▶ _SUPPLIED INFORMATION_:
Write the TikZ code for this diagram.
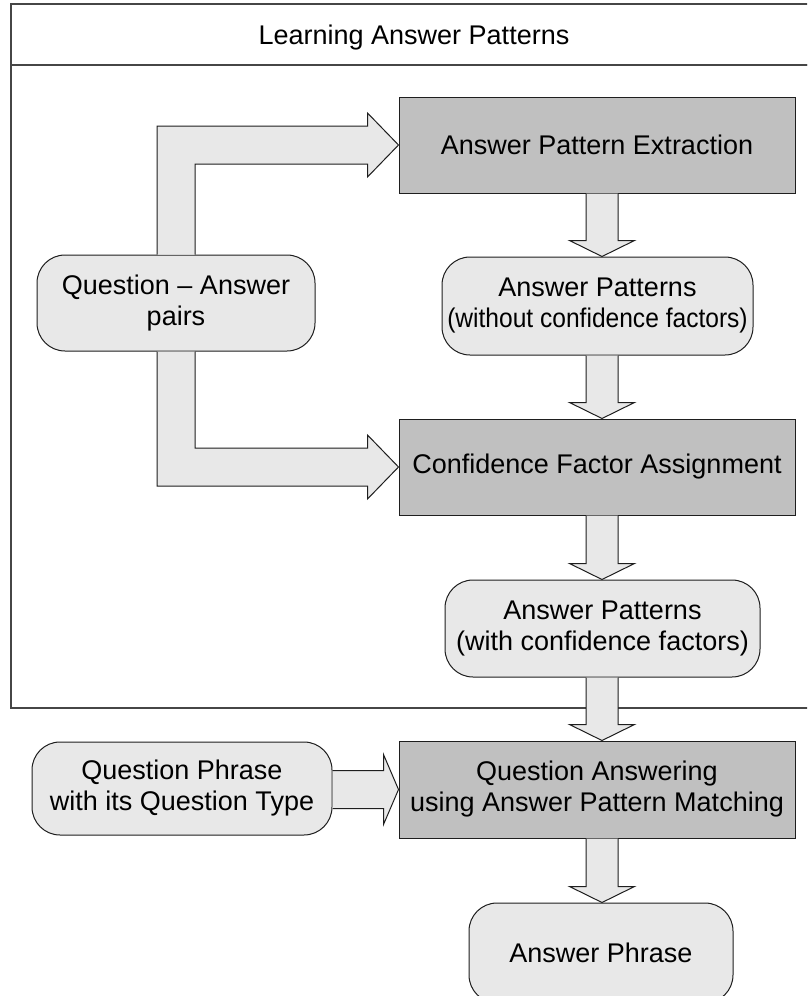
\documentclass[tikz,border=0pt]{standalone}
\usepackage{fontspec}
\setmainfont{Liberation Sans}
\usetikzlibrary{calc}
\definecolor{procgray}{RGB}{192,192,192}
\definecolor{boxlight}{RGB}{232,232,232}
\definecolor{edgecol}{RGB}{30,30,30}
\definecolor{framecol}{RGB}{70,70,70}
\begin{document}
\begin{tikzpicture}[x=1pt,y=-1pt,
  font=\fontsize{27}{31}\selectfont,
  edge/.style={draw=edgecol, line width=1pt},
  proc/.style={edge, fill=procgray, inner sep=0pt, align=center},
  store/.style={edge, fill=boxlight, rounded corners=28pt, inner sep=0pt, align=center},
  blk/.style={edge, fill=boxlight, line join=miter},
  frame/.style={draw=framecol, line width=1.2pt}
]
\useasboundingbox (0,0) rectangle (807,996);
\begin{scope}
\clip (0,0) rectangle (807,996);

% group frame with its heading strip
\draw[frame] (11,4) rectangle (830,65);
\draw[frame] (11,65) rectangle (830,708);
\node[anchor=base] (title) at (414,44) {Learning Answer Patterns};

% column axis for the vertical block arrows
\coordinate (axis) at (602,0);

% boxes
\node[proc, minimum width=396pt, minimum height=96pt] (ape) at (597,145) {Answer Pattern Extraction};
\node[store, minimum width=311pt, minimum height=98pt] (apw) at (597.5,306) {Answer Patterns\\\scalebox{0.91}[1]{(without confidence factors)}};
\node[store, minimum width=278pt, minimum height=96pt] (qa) at (176,303) {Question -- Answer\\pairs};
\node[proc, minimum width=396pt, minimum height=96pt] (cfa) at (597,467) {Confidence Factor Assignment};
\node[store, minimum width=315pt, minimum height=97pt] (apc) at (602.5,628.5) {Answer Patterns\\(with confidence factors)};
\node[proc, minimum width=396pt, minimum height=97pt] (qam) at (597,789.5) {Question Answering\\using Answer Pattern Matching};
\node[store, minimum width=300pt, minimum height=93pt] (qp) at (182,788.5) {Question Phrase\\with its Question Type};
\node[store, minimum width=264pt, minimum height=100pt] (aph) at (601,953) {Answer Phrase};

% vertical block arrows: top box -> lower box
\foreach \a/\b in {ape/apw, apw/cfa, cfa/apc, apc/qam, qam/aph}{
  \draw[blk] let \p1=(\a.south -| axis), \p2=(\b.north -| axis) in
    (\x1-16pt,\y1) -- (\x1-16pt,\y2+16pt) -- (\x1-32.5pt,\y2+16pt) -- (\x1,\y2)
    -- (\x1+32.5pt,\y2+16pt) -- (\x1+16pt,\y2+16pt) -- (\x1+16pt,\y1);
}

% elbow arrow: pairs -> extraction
\draw[blk] let \p1=(qa.north), \p2=(ape.west) in
  (\x1-19pt,\y1) -- (\x1-19pt,\y2+19pt) -- (\x2-31pt,\y2+19pt) -- (\x2-31pt,\y2+32pt)
  -- (\x2,\y2) -- (\x2-31pt,\y2-32pt) -- (\x2-31pt,\y2-19pt) -- (\x1+19pt,\y2-19pt)
  -- (\x1+19pt,\y1);

% elbow arrow: pairs -> confidence assignment
\draw[blk] let \p1=(qa.south), \p2=(cfa.west) in
  (\x1-19pt,\y1) -- (\x1-19pt,\y2-19pt) -- (\x2-31pt,\y2-19pt) -- (\x2-31pt,\y2-32pt)
  -- (\x2,\y2) -- (\x2-31pt,\y2+32pt) -- (\x2-31pt,\y2+19pt) -- (\x1+19pt,\y2+19pt)
  -- (\x1+19pt,\y1);

% horizontal arrow: question phrase -> answering
\draw[blk] let \p1=(qp.east), \p2=(qam.west) in
  (\x1,\y2+19pt) -- (\x2-15pt,\y2+19pt) -- (\x2-15pt,\y2+35pt) -- (\x2,\y2)
  -- (\x2-15pt,\y2-35pt) -- (\x2-15pt,\y2-19pt) -- (\x1,\y2-19pt);
\end{scope}
\end{tikzpicture}
\end{document}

▶ _DIRECTIONS FOR THIS TASK_:
Begin at the top of the material above and output each line exactly, stopping after the line that holds "(axis) at (602,0);". Leave out pictures.

▶ _RESPONSE TO THE EXERCISE_:
Write the TikZ code for this diagram.
\documentclass[tikz,border=0pt]{standalone}
\usepackage{fontspec}
\setmainfont{Liberation Sans}
\usetikzlibrary{calc}
\definecolor{procgray}{RGB}{192,192,192}
\definecolor{boxlight}{RGB}{232,232,232}
\definecolor{edgecol}{RGB}{30,30,30}
\definecolor{framecol}{RGB}{70,70,70}
\begin{document}
\begin{tikzpicture}[x=1pt,y=-1pt,
  font=\fontsize{27}{31}\selectfont,
  edge/.style={draw=edgecol, line width=1pt},
  proc/.style={edge, fill=procgray, inner sep=0pt, align=center},
  store/.style={edge, fill=boxlight, rounded corners=28pt, inner sep=0pt, align=center},
  blk/.style={edge, fill=boxlight, line join=miter},
  frame/.style={draw=framecol, line width=1.2pt}
]
\useasboundingbox (0,0) rectangle (807,996);
\begin{scope}
\clip (0,0) rectangle (807,996);

% group frame with its heading strip
\draw[frame] (11,4) rectangle (830,65);
\draw[frame] (11,65) rectangle (830,708);
\node[anchor=base] (title) at (414,44) {Learning Answer Patterns};

% column axis for the vertical block arrows
\coordinate (axis) at (602,0);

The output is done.